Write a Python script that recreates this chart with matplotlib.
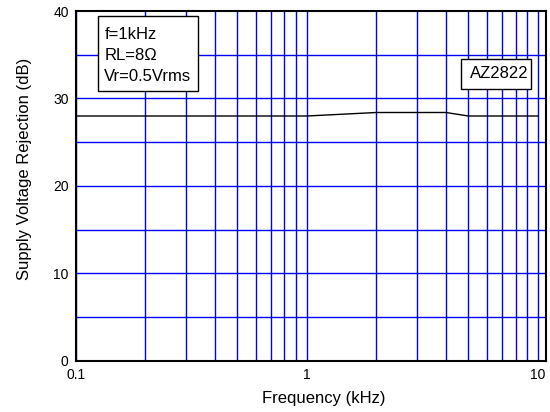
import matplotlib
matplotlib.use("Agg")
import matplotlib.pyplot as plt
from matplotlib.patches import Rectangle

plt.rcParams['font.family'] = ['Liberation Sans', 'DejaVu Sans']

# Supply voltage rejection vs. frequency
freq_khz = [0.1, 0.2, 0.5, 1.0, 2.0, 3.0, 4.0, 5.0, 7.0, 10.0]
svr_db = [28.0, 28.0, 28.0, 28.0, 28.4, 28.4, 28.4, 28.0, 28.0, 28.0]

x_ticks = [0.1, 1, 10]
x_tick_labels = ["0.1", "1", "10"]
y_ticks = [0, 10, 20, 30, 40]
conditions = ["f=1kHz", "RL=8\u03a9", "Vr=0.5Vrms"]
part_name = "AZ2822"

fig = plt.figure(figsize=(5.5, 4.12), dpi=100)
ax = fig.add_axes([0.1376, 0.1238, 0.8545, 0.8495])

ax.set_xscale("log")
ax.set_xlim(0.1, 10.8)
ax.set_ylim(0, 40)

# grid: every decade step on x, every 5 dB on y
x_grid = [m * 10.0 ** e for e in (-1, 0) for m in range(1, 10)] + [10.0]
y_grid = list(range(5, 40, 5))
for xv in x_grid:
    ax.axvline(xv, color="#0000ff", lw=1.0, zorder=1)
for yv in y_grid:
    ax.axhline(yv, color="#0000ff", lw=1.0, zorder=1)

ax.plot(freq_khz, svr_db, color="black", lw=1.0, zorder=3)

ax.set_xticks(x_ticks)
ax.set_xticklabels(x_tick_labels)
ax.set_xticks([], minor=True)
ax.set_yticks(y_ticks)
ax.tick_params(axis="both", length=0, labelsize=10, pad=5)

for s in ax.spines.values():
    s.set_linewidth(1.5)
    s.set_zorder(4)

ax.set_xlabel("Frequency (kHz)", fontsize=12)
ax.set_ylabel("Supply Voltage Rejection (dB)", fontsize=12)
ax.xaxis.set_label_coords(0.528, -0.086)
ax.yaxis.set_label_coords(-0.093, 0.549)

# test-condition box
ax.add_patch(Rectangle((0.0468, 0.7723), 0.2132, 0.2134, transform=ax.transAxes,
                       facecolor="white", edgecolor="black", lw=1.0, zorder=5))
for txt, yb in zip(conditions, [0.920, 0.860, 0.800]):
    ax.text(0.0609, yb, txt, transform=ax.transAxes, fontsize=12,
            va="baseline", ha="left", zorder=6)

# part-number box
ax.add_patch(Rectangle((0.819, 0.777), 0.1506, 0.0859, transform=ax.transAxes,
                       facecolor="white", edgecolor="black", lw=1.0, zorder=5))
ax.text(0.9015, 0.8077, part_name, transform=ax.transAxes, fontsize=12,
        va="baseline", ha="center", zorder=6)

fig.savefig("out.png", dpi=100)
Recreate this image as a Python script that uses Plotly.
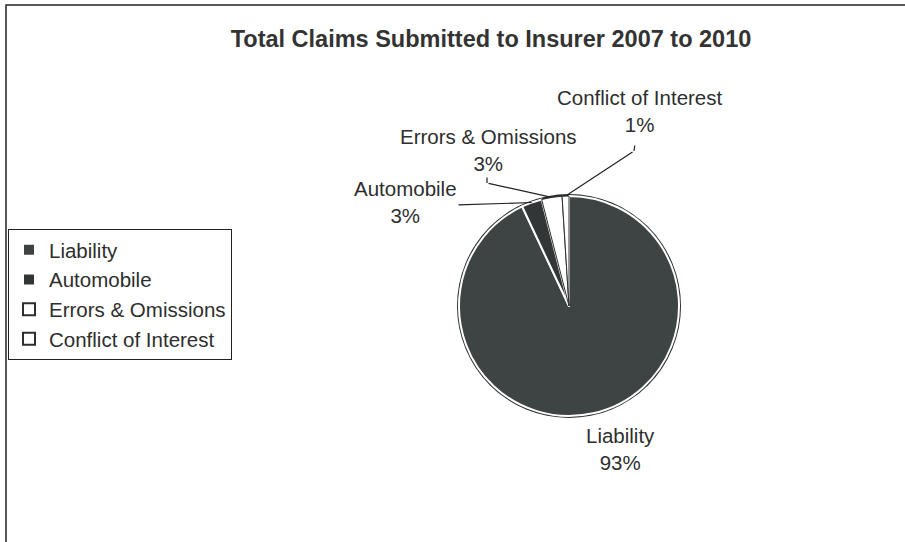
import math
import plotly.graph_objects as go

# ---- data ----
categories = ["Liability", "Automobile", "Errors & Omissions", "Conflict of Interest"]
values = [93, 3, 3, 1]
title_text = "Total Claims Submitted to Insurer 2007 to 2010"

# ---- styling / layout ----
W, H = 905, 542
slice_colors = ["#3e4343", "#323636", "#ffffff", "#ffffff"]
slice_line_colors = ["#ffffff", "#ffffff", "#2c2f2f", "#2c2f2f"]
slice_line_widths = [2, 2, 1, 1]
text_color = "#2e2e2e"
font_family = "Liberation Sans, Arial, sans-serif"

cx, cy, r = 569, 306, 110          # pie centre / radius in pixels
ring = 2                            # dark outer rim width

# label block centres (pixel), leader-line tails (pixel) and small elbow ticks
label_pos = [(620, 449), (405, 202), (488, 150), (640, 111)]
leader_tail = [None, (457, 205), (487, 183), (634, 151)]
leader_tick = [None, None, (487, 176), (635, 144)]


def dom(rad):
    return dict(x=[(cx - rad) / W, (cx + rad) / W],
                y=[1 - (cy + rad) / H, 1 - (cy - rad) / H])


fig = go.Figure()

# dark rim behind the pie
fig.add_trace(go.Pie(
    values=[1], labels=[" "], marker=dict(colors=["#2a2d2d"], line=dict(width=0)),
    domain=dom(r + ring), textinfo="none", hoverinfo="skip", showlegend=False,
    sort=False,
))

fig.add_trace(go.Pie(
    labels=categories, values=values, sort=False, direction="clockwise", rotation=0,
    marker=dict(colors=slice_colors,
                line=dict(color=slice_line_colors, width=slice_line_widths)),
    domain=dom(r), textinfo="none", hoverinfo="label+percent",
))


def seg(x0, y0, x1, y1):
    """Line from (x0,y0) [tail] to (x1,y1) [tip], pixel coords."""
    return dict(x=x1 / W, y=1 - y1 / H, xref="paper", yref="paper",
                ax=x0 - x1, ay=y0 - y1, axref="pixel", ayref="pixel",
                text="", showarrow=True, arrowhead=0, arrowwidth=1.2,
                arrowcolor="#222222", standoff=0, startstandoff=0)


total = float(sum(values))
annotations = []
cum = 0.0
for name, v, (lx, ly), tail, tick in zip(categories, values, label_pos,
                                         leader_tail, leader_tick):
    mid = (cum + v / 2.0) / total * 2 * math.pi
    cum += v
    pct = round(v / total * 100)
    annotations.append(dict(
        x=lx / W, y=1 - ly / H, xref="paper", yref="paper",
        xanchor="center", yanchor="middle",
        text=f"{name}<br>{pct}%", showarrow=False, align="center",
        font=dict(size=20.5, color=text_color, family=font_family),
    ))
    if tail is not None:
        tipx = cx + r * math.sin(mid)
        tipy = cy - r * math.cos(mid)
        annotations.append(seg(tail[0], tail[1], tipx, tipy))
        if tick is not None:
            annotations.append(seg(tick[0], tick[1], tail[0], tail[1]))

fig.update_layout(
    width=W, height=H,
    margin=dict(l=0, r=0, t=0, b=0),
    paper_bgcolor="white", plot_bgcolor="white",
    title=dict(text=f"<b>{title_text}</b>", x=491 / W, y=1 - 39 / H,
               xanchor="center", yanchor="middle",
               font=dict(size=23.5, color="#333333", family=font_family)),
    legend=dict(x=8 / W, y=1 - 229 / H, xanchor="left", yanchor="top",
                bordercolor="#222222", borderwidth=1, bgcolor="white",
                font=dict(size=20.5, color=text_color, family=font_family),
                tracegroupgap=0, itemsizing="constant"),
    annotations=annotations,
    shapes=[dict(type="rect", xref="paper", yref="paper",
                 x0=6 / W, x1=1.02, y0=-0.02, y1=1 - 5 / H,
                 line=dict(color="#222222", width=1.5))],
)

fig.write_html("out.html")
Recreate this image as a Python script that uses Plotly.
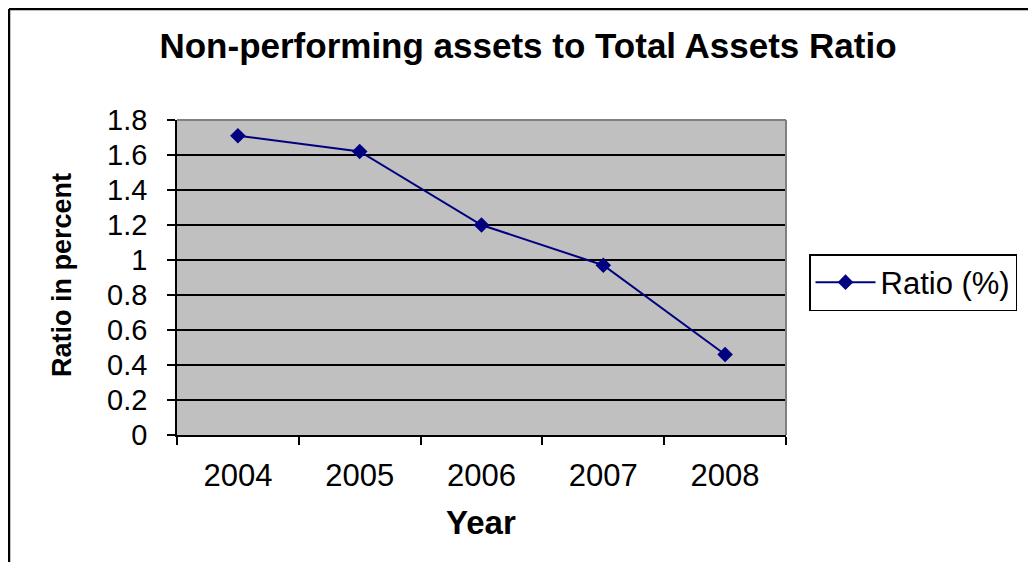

** Instructions to follow **
Hand back the exact lines from the start of the entries to the line with "s.set_zorder(4)", both ends kept and pictures left out.

** Task result **
Write a Python script that recreates this chart with matplotlib.
import matplotlib
matplotlib.use("Agg")
import matplotlib.pyplot as plt
from matplotlib.patches import Rectangle

plt.rcParams['font.family'] = ['Liberation Sans', 'DejaVu Sans']

# Supply voltage rejection vs. frequency
freq_khz = [0.1, 0.2, 0.5, 1.0, 2.0, 3.0, 4.0, 5.0, 7.0, 10.0]
svr_db = [28.0, 28.0, 28.0, 28.0, 28.4, 28.4, 28.4, 28.0, 28.0, 28.0]

x_ticks = [0.1, 1, 10]
x_tick_labels = ["0.1", "1", "10"]
y_ticks = [0, 10, 20, 30, 40]
conditions = ["f=1kHz", "RL=8\u03a9", "Vr=0.5Vrms"]
part_name = "AZ2822"

fig = plt.figure(figsize=(5.5, 4.12), dpi=100)
ax = fig.add_axes([0.1376, 0.1238, 0.8545, 0.8495])

ax.set_xscale("log")
ax.set_xlim(0.1, 10.8)
ax.set_ylim(0, 40)

# grid: every decade step on x, every 5 dB on y
x_grid = [m * 10.0 ** e for e in (-1, 0) for m in range(1, 10)] + [10.0]
y_grid = list(range(5, 40, 5))
for xv in x_grid:
    ax.axvline(xv, color="#0000ff", lw=1.0, zorder=1)
for yv in y_grid:
    ax.axhline(yv, color="#0000ff", lw=1.0, zorder=1)

ax.plot(freq_khz, svr_db, color="black", lw=1.0, zorder=3)

ax.set_xticks(x_ticks)
ax.set_xticklabels(x_tick_labels)
ax.set_xticks([], minor=True)
ax.set_yticks(y_ticks)
ax.tick_params(axis="both", length=0, labelsize=10, pad=5)

for s in ax.spines.values():
    s.set_linewidth(1.5)
    s.set_zorder(4)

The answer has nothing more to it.